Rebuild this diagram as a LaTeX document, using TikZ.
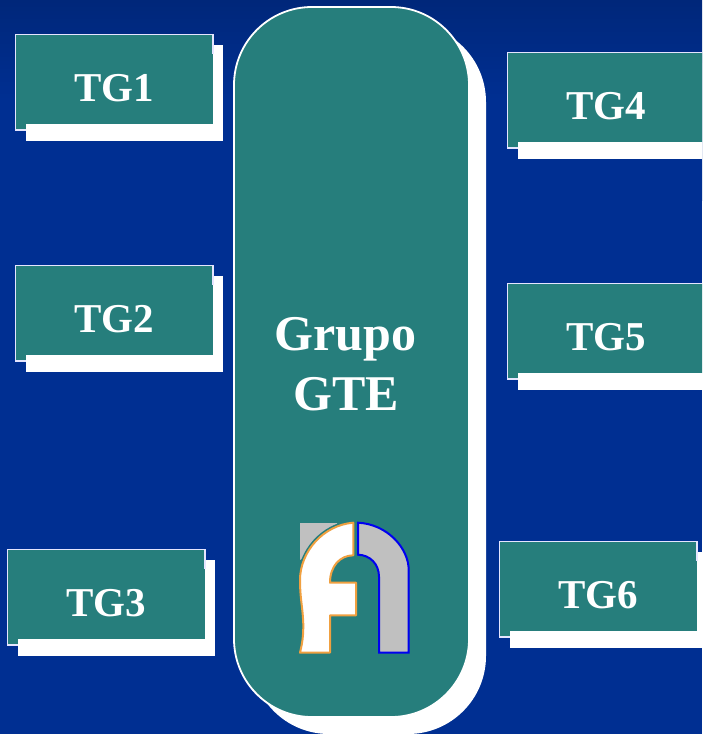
\documentclass[tikz,border=0pt]{standalone}
\usepackage{fontspec}
\setmainfont{Liberation Serif}
\definecolor{tealbox}{HTML}{267E7C}
\definecolor{bgtop}{HTML}{00277A}
\definecolor{bgbot}{HTML}{002F92}
\definecolor{logogray}{HTML}{C0C0C0}
\definecolor{logoorange}{HTML}{F0A040}
\definecolor{logoblue}{HTML}{0000F0}
\newcommand{\tgbox}[4]{%
  \fill[tealbox] (#1,#2+89.5) rectangle (#1+10.5,#2+95.5);
  \fill[white] (#1+10.5,#2+10.5) rectangle (#1+207.5,#2+106.5);
  \fill[tealbox] (#1,#2) rectangle (#1+197.5,#2+89.5);
  \draw[edgeline] (#1+197.5,#2+19) -- (#1+197.5,#2) -- (#1,#2) -- (#1,#2+95.5) -- (#1+10.5,#2+95.5);
  \node[tglabel] (#3) at (#1+98.5,#2+53.5) {#4};
}
\tikzset{
  edgeline/.style={draw=white!90!blue,line width=1.6pt,line join=miter},
  tglabel/.style={text=white,font=\fontsize{41}{44}\selectfont\bfseries,inner sep=0pt,anchor=center},
  biglabel/.style={text=white,font=\fontsize{50}{54}\selectfont\bfseries,inner sep=0pt,anchor=center},
}
\begin{document}
\begin{tikzpicture}[x=1pt,y=-1pt]
\useasboundingbox (0,0) rectangle (702,734);
\clip (0,0) rectangle (702,734);
\shade[top color=bgtop,bottom color=bgbot,middle color=bgbot,shading angle=0] (0,0) rectangle (702,200);
\fill[bgbot] (0,199) rectangle (702,734);
% central panel
\fill[white,rounded corners=78pt] (251,24) rectangle (486,734);
\fill[tealbox,rounded corners=78pt] (234,7) rectangle (469,717);
\draw[white,line width=1.8pt,rounded corners=78pt] (234,7) rectangle (469,717);
\node[biglabel] (grupo) at (345.5,339.5) {Grupo};
\node[biglabel] (gte) at (346,394.5) {GTE};
% boxes
\tgbox{15.5}{34.5}{tg1}{TG1}
\tgbox{15.5}{265.5}{tg2}{TG2}
\tgbox{7.5}{549.5}{tg3}{TG3}
\tgbox{507.5}{52.5}{tg4}{TG4}
\tgbox{507.5}{283.5}{tg5}{TG5}
\tgbox{499.5}{541.5}{tg6}{TG6}
% logo
\fill[logogray] (300,523) -- (337,523) -- (337,540) -- (300,560) -- cycle;
\path[fill=tealbox,draw=tealbox,line width=5pt]
  (353.3,522.7) .. controls (323,525) and (300,552) .. (300,580)
  -- (300,600) -- (300,652.7) -- (330,652.7) -- (330,582.7) -- (353.3,555.3) -- cycle;
\path[fill=white,draw=logoorange,line width=2pt,line join=round]
  (353.3,522.7) .. controls (323,525) and (300,552) .. (300,580)
  .. controls (300,600) and (303.3,610) .. (303.3,626.7)
  .. controls (303.3,640) and (301,648) .. (300,652.7)
  -- (330,652.7) -- (330,615.3) -- (356,615.3) -- (356,582.7) -- (330,582.7)
  .. controls (330,566) and (340,555.5) .. (353.3,555.3) -- cycle;
\path[fill=logogray,draw=logoblue,line width=2pt,line join=miter]
  (358,522.7) .. controls (387,524) and (408.7,548) .. (408.7,570)
  -- (408.7,652.7) -- (379,652.7) -- (379,576.7)
  .. controls (379,564) and (370,555) .. (358,554.7) -- cycle;
\end{tikzpicture}
\end{document}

■ ■ ■ ■

> [PROMPT]
Restate the data above word for word. Skip every picture.

> [SOLUTION]
Rebuild this diagram as a LaTeX document, using TikZ.
\documentclass[tikz,border=0pt]{standalone}
\usepackage{fontspec}
\setmainfont{Liberation Serif}
\definecolor{tealbox}{HTML}{267E7C}
\definecolor{bgtop}{HTML}{00277A}
\definecolor{bgbot}{HTML}{002F92}
\definecolor{logogray}{HTML}{C0C0C0}
\definecolor{logoorange}{HTML}{F0A040}
\definecolor{logoblue}{HTML}{0000F0}
\newcommand{\tgbox}[4]{%
  \fill[tealbox] (#1,#2+89.5) rectangle (#1+10.5,#2+95.5);
  \fill[white] (#1+10.5,#2+10.5) rectangle (#1+207.5,#2+106.5);
  \fill[tealbox] (#1,#2) rectangle (#1+197.5,#2+89.5);
  \draw[edgeline] (#1+197.5,#2+19) -- (#1+197.5,#2) -- (#1,#2) -- (#1,#2+95.5) -- (#1+10.5,#2+95.5);
  \node[tglabel] (#3) at (#1+98.5,#2+53.5) {#4};
}
\tikzset{
  edgeline/.style={draw=white!90!blue,line width=1.6pt,line join=miter},
  tglabel/.style={text=white,font=\fontsize{41}{44}\selectfont\bfseries,inner sep=0pt,anchor=center},
  biglabel/.style={text=white,font=\fontsize{50}{54}\selectfont\bfseries,inner sep=0pt,anchor=center},
}
\begin{document}
\begin{tikzpicture}[x=1pt,y=-1pt]
\useasboundingbox (0,0) rectangle (702,734);
\clip (0,0) rectangle (702,734);
\shade[top color=bgtop,bottom color=bgbot,middle color=bgbot,shading angle=0] (0,0) rectangle (702,200);
\fill[bgbot] (0,199) rectangle (702,734);
% central panel
\fill[white,rounded corners=78pt] (251,24) rectangle (486,734);
\fill[tealbox,rounded corners=78pt] (234,7) rectangle (469,717);
\draw[white,line width=1.8pt,rounded corners=78pt] (234,7) rectangle (469,717);
\node[biglabel] (grupo) at (345.5,339.5) {Grupo};
\node[biglabel] (gte) at (346,394.5) {GTE};
% boxes
\tgbox{15.5}{34.5}{tg1}{TG1}
\tgbox{15.5}{265.5}{tg2}{TG2}
\tgbox{7.5}{549.5}{tg3}{TG3}
\tgbox{507.5}{52.5}{tg4}{TG4}
\tgbox{507.5}{283.5}{tg5}{TG5}
\tgbox{499.5}{541.5}{tg6}{TG6}
% logo
\fill[logogray] (300,523) -- (337,523) -- (337,540) -- (300,560) -- cycle;
\path[fill=tealbox,draw=tealbox,line width=5pt]
  (353.3,522.7) .. controls (323,525) and (300,552) .. (300,580)
  -- (300,600) -- (300,652.7) -- (330,652.7) -- (330,582.7) -- (353.3,555.3) -- cycle;
\path[fill=white,draw=logoorange,line width=2pt,line join=round]
  (353.3,522.7) .. controls (323,525) and (300,552) .. (300,580)
  .. controls (300,600) and (303.3,610) .. (303.3,626.7)
  .. controls (303.3,640) and (301,648) .. (300,652.7)
  -- (330,652.7) -- (330,615.3) -- (356,615.3) -- (356,582.7) -- (330,582.7)
  .. controls (330,566) and (340,555.5) .. (353.3,555.3) -- cycle;
\path[fill=logogray,draw=logoblue,line width=2pt,line join=miter]
  (358,522.7) .. controls (387,524) and (408.7,548) .. (408.7,570)
  -- (408.7,652.7) -- (379,652.7) -- (379,576.7)
  .. controls (379,564) and (370,555) .. (358,554.7) -- cycle;
\end{tikzpicture}
\end{document}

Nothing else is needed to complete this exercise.